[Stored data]
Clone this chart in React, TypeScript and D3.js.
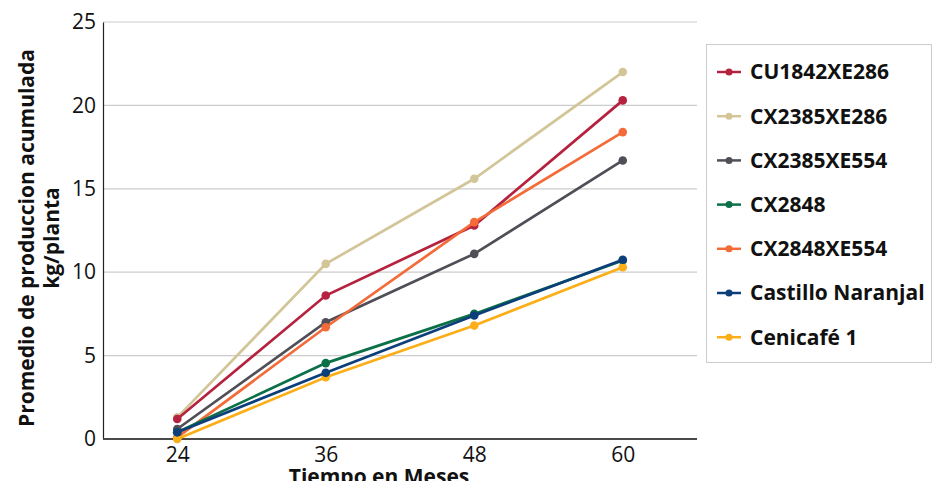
import React, { useEffect, useRef } from 'react';
import * as d3 from 'd3';

// Produccion acumulada por progenie

const months = ['24', '36', '48', '60'];
const yTicks = [0, 5, 10, 15, 20, 25];

const seriesNames = [
  'CU1842XE286',
  'CX2385XE286',
  'CX2385XE554',
  'CX2848',
  'CX2848XE554',
  'Castillo Naranjal',
  'Cenicafé 1',
];
const seriesColors = ['#b5223f', '#d2c598', '#514e58', '#0b7048', '#f26b38', '#0c3f7a', '#fbae17'];

const cu1842xe286 = [1.2, 8.6, 12.8, 20.3];
const cx2385xe286 = [1.3, 10.5, 15.6, 22.0];
const cx2385xe554 = [0.6, 7.0, 11.1, 16.7];
const cx2848 = [0.4, 4.55, 7.5, 10.7];
const cx2848xe554 = [0.1, 6.7, 13.0, 18.4];
const castilloNaranjal = [0.4, 3.97, 7.4, 10.75];
const cenicafe1 = [0.0, 3.7, 6.8, 10.3];

const seriesValues = [cu1842xe286, cx2385xe286, cx2385xe554, cx2848, cx2848xe554, castilloNaranjal, cenicafe1];
// draw order so the lower lines sit on top like the original
const drawOrder = [1, 0, 2, 4, 3, 6, 5];

const App = () => {
  const svgRef = useRef<SVGSVGElement>(null);

  useEffect(() => {
    const width = 943;
    const height = 489;
    const margin = { top: 22, right: 246, bottom: 50, left: 103 };
    const font = '"Open Sans", "Noto Sans", sans-serif';
    const fs = 21;

    const svg = d3.select(svgRef.current);
    svg.selectAll('*').remove();

    const x = d3
      .scalePoint()
      .domain(months)
      .range([margin.left, width - margin.right])
      .padding(0.5);

    const y = d3
      .scaleLinear()
      .domain([0, 25])
      .range([height - margin.bottom, margin.top]);

    // gridlines
    svg.append('g')
      .selectAll('line')
      .data(yTicks.filter(d => d > 0))
      .enter()
      .append('line')
      .attr('x1', margin.left)
      .attr('x2', width - margin.right)
      .attr('y1', d => y(d))
      .attr('y2', d => y(d))
      .attr('stroke', '#cccccc')
      .attr('stroke-width', 1.2);

    // y axis
    const yAxis = svg.append('g')
      .attr('transform', `translate(${margin.left},0)`)
      .call(d3.axisLeft(y).tickValues(yTicks).tickSize(0).tickPadding(7));
    yAxis.select('.domain').attr('stroke', '#222').attr('stroke-width', 1.2);
    yAxis.selectAll('text')
      .attr('font-family', font)
      .attr('font-size', fs)
      .attr('fill', '#111');

    // x axis
    const xAxis = svg.append('g')
      .attr('transform', `translate(0,${height - margin.bottom})`)
      .call(d3.axisBottom(x).tickSize(0).tickPadding(8));
    xAxis.select('.domain')
      .attr('d', `M${margin.left},0H${width - margin.right}`)
      .attr('stroke', '#4a4a4a')
      .attr('stroke-width', 2);
    xAxis.selectAll('text')
      .attr('font-family', font)
      .attr('font-size', fs)
      .attr('fill', '#111');

    // lines
    const line = d3.line<number>()
      .x((_, i) => x(months[i]) as number)
      .y(d => y(d));

    drawOrder.forEach(si => {
      const g = svg.append('g');
      g.append('path')
        .datum(seriesValues[si])
        .attr('d', line)
        .attr('fill', 'none')
        .attr('stroke', seriesColors[si])
        .attr('stroke-width', 2.7);
      g.selectAll('circle')
        .data(seriesValues[si])
        .enter()
        .append('circle')
        .attr('cx', (_, i) => x(months[i]) as number)
        .attr('cy', d => y(d))
        .attr('r', 4.3)
        .attr('fill', seriesColors[si]);
    });

    // axis titles
    svg.append('text')
      .attr('x', 379)
      .attr('y', 484)
      .attr('text-anchor', 'middle')
      .attr('font-family', font)
      .attr('font-size', fs)
      .attr('font-weight', 'bold')
      .attr('fill', '#111')
      .text('Tiempo en Meses');

    const yt = svg.append('text')
      .attr('transform', 'translate(34,238) rotate(-90)')
      .attr('text-anchor', 'middle')
      .attr('font-family', font)
      .attr('font-size', fs)
      .attr('font-weight', 'bold')
      .attr('fill', '#111');
    yt.append('tspan').attr('x', 0).attr('dy', 0).text('Promedio de produccion acumulada');
    yt.append('tspan').attr('x', 0).attr('dy', 25).text('kg/planta');

    // legend
    const legend = svg.append('g');
    legend.append('rect')
      .attr('x', 706.5)
      .attr('y', 44.5)
      .attr('width', 225)
      .attr('height', 318)
      .attr('fill', '#fff')
      .attr('stroke', '#cccccc')
      .attr('stroke-width', 1);

    const items = legend.selectAll('g.item')
      .data(seriesNames)
      .enter()
      .append('g')
      .attr('transform', (_, i) => `translate(717,${72 + i * 44.2})`);
    items.append('line')
      .attr('x1', 0)
      .attr('x2', 24)
      .attr('stroke', (_, i) => seriesColors[i])
      .attr('stroke-width', 2.5);
    items.append('circle')
      .attr('cx', 12)
      .attr('r', 3.5)
      .attr('fill', (_, i) => seriesColors[i]);
    items.append('text')
      .attr('x', 33)
      .attr('dy', '0.35em')
      .attr('font-family', font)
      .attr('font-size', fs)
      .attr('font-weight', 'bold')
      .attr('fill', '#111')
      .text(d => d);
  }, []);

  return <svg ref={svgRef} width={943} height={489} style={{ display: 'block', margin: '-8px' }} />;
};

export default App;
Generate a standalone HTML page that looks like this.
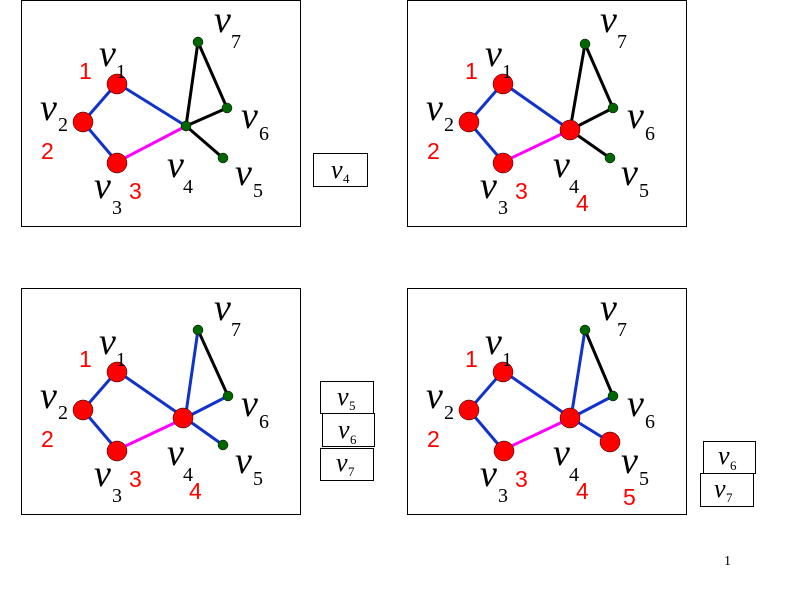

_What you need to do_
Using the records above, retype everything exactly except the pictures.

_Solution to this exercise_
Clone this chart in React, TypeScript and D3.js.
import React, { useEffect, useRef } from 'react';
import * as d3 from 'd3';

// Produccion acumulada por progenie

const months = ['24', '36', '48', '60'];
const yTicks = [0, 5, 10, 15, 20, 25];

const seriesNames = [
  'CU1842XE286',
  'CX2385XE286',
  'CX2385XE554',
  'CX2848',
  'CX2848XE554',
  'Castillo Naranjal',
  'Cenicafé 1',
];
const seriesColors = ['#b5223f', '#d2c598', '#514e58', '#0b7048', '#f26b38', '#0c3f7a', '#fbae17'];

const cu1842xe286 = [1.2, 8.6, 12.8, 20.3];
const cx2385xe286 = [1.3, 10.5, 15.6, 22.0];
const cx2385xe554 = [0.6, 7.0, 11.1, 16.7];
const cx2848 = [0.4, 4.55, 7.5, 10.7];
const cx2848xe554 = [0.1, 6.7, 13.0, 18.4];
const castilloNaranjal = [0.4, 3.97, 7.4, 10.75];
const cenicafe1 = [0.0, 3.7, 6.8, 10.3];

const seriesValues = [cu1842xe286, cx2385xe286, cx2385xe554, cx2848, cx2848xe554, castilloNaranjal, cenicafe1];
// draw order so the lower lines sit on top like the original
const drawOrder = [1, 0, 2, 4, 3, 6, 5];

const App = () => {
  const svgRef = useRef<SVGSVGElement>(null);

  useEffect(() => {
    const width = 943;
    const height = 489;
    const margin = { top: 22, right: 246, bottom: 50, left: 103 };
    const font = '"Open Sans", "Noto Sans", sans-serif';
    const fs = 21;

    const svg = d3.select(svgRef.current);
    svg.selectAll('*').remove();

    const x = d3
      .scalePoint()
      .domain(months)
      .range([margin.left, width - margin.right])
      .padding(0.5);

    const y = d3
      .scaleLinear()
      .domain([0, 25])
      .range([height - margin.bottom, margin.top]);

    // gridlines
    svg.append('g')
      .selectAll('line')
      .data(yTicks.filter(d => d > 0))
      .enter()
      .append('line')
      .attr('x1', margin.left)
      .attr('x2', width - margin.right)
      .attr('y1', d => y(d))
      .attr('y2', d => y(d))
      .attr('stroke', '#cccccc')
      .attr('stroke-width', 1.2);

    // y axis
    const yAxis = svg.append('g')
      .attr('transform', `translate(${margin.left},0)`)
      .call(d3.axisLeft(y).tickValues(yTicks).tickSize(0).tickPadding(7));
    yAxis.select('.domain').attr('stroke', '#222').attr('stroke-width', 1.2);
    yAxis.selectAll('text')
      .attr('font-family', font)
      .attr('font-size', fs)
      .attr('fill', '#111');

    // x axis
    const xAxis = svg.append('g')
      .attr('transform', `translate(0,${height - margin.bottom})`)
      .call(d3.axisBottom(x).tickSize(0).tickPadding(8));
    xAxis.select('.domain')
      .attr('d', `M${margin.left},0H${width - margin.right}`)
      .attr('stroke', '#4a4a4a')
      .attr('stroke-width', 2);
    xAxis.selectAll('text')
      .attr('font-family', font)
      .attr('font-size', fs)
      .attr('fill', '#111');

    // lines
    const line = d3.line<number>()
      .x((_, i) => x(months[i]) as number)
      .y(d => y(d));

    drawOrder.forEach(si => {
      const g = svg.append('g');
      g.append('path')
        .datum(seriesValues[si])
        .attr('d', line)
        .attr('fill', 'none')
        .attr('stroke', seriesColors[si])
        .attr('stroke-width', 2.7);
      g.selectAll('circle')
        .data(seriesValues[si])
        .enter()
        .append('circle')
        .attr('cx', (_, i) => x(months[i]) as number)
        .attr('cy', d => y(d))
        .attr('r', 4.3)
        .attr('fill', seriesColors[si]);
    });

    // axis titles
    svg.append('text')
      .attr('x', 379)
      .attr('y', 484)
      .attr('text-anchor', 'middle')
      .attr('font-family', font)
      .attr('font-size', fs)
      .attr('font-weight', 'bold')
      .attr('fill', '#111')
      .text('Tiempo en Meses');

    const yt = svg.append('text')
      .attr('transform', 'translate(34,238) rotate(-90)')
      .attr('text-anchor', 'middle')
      .attr('font-family', font)
      .attr('font-size', fs)
      .attr('font-weight', 'bold')
      .attr('fill', '#111');
    yt.append('tspan').attr('x', 0).attr('dy', 0).text('Promedio de produccion acumulada');
    yt.append('tspan').attr('x', 0).attr('dy', 25).text('kg/planta');

    // legend
    const legend = svg.append('g');
    legend.append('rect')
      .attr('x', 706.5)
      .attr('y', 44.5)
      .attr('width', 225)
      .attr('height', 318)
      .attr('fill', '#fff')
      .attr('stroke', '#cccccc')
      .attr('stroke-width', 1);

    const items = legend.selectAll('g.item')
      .data(seriesNames)
      .enter()
      .append('g')
      .attr('transform', (_, i) => `translate(717,${72 + i * 44.2})`);
    items.append('line')
      .attr('x1', 0)
      .attr('x2', 24)
      .attr('stroke', (_, i) => seriesColors[i])
      .attr('stroke-width', 2.5);
    items.append('circle')
      .attr('cx', 12)
      .attr('r', 3.5)
      .attr('fill', (_, i) => seriesColors[i]);
    items.append('text')
      .attr('x', 33)
      .attr('dy', '0.35em')
      .attr('font-family', font)
      .attr('font-size', fs)
      .attr('font-weight', 'bold')
      .attr('fill', '#111')
      .text(d => d);
  }, []);

  return <svg ref={svgRef} width={943} height={489} style={{ display: 'block', margin: '-8px' }} />;
};

export default App;
Generate a standalone HTML page that looks like this.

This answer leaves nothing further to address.